Supervalu Misses Estimate as Buyout Talks Proceed

Supervalu Misses Estimate as Buyout Talks Proceed

While reporting disappointing second-quarter financial results, Supervalu said that it is in “active dialogue with several parties” regarding a potential sale.

Eden Prairie-based Supervalu, Inc., on Thursday reported a net loss and decreased earnings for the quarter that ended September 8—but the company’s stock price rose, presumably in response to news that the company is actively talking with potential suitors.

Supervalu reported a net loss of $111 million, or 52 cents per share, which it chalked up to one-time charges, including eroding asset values and costs related to store closures. Excluding those $111 million in charges, the company broke even for the quarter, compared to earnings of $60 million, or 28 cents per share, during the same period a year ago.

The company’s earnings fell short of the 13 cents per share that analysts polled by Thomson Reuters were expecting.

Revenue, meanwhile, totaled $8.04 billion, down about 4.6 percent from $8.43 billion during the same period a year ago. Analysts were expecting $8.01 billion.

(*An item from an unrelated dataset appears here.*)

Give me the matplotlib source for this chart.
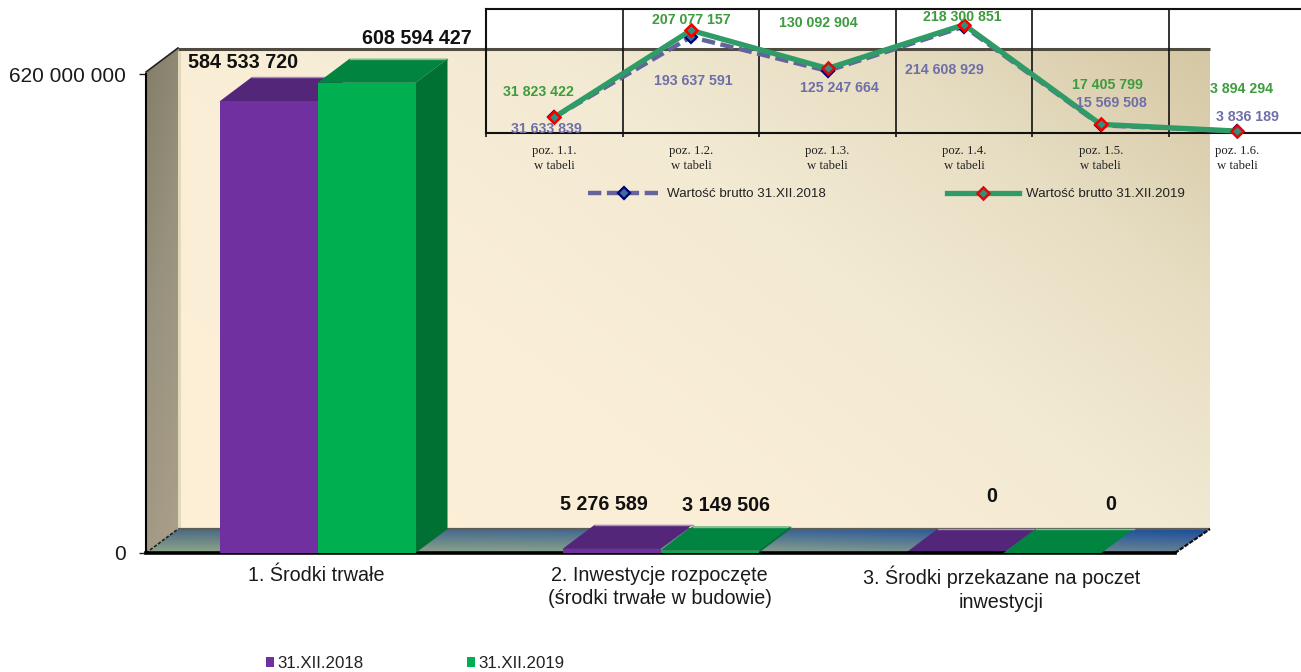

Despite the disappointing quarterly results, Supervalu’s stock price climbed more than 9 percent to $2.23 mid-Thursday morning. The company’s stock was trading at $2.10 late Thursday morning.

That uptick may be driven by buyout possibilities: Supervalu in July announced that it was reviewing “strategic alternatives”—including a possible sale—and the company said Thursday that the review “is proceeding.”

“The company has received a number of indications of interest and is in active dialogue with several parties,” Supervalu said, adding that there “can be no assurance” that the process will result in a sale.

President and CEO Wayne Sales said in a statement that the company has “accomplished a number of important steps” since he took the reins in July, including a refinancing of its credit facility, a restructuring of the company’s leadership team, and the announcement of 60 planned store closures.

“Our team is aggressively focused on four key strategic imperatives necessary to improve our business: driving profitable retail sales, growing Save-A-Lot, building our network of successful independent retailers, and reducing costs,” Sales said. “I am excited by the progress we have made in defining our key strategies and specific initiatives within each segment of our business.”

Sales also said that the company recently altered its pricing strategy for its Jewel-Osco stores and is “pleased with the initial results.” Furthermore, increased cash flow has allowed the company to pay down its debt: It expects to reduce its debt by between $400 million and $450 million during its current fiscal year.

In a separate announcement, Supervalu said Thursday that Janel Haugarth—a 35-year veteran of the company—has been named president of independent business and business optimization, replacing Leon Bergmann.

Supervalu is among Minnesota’s five largest public companies based on revenue. It serves customers through a network of approximately 4,400 stores and has about 125,000 employees. The company reported a net loss of $1 billion on net sales of $36.1 billion in its most recently completed fiscal year. In July, it suspended its quarterly dividend, as well as its same-store sales and earnings guidance for the current fiscal year, which ends in February.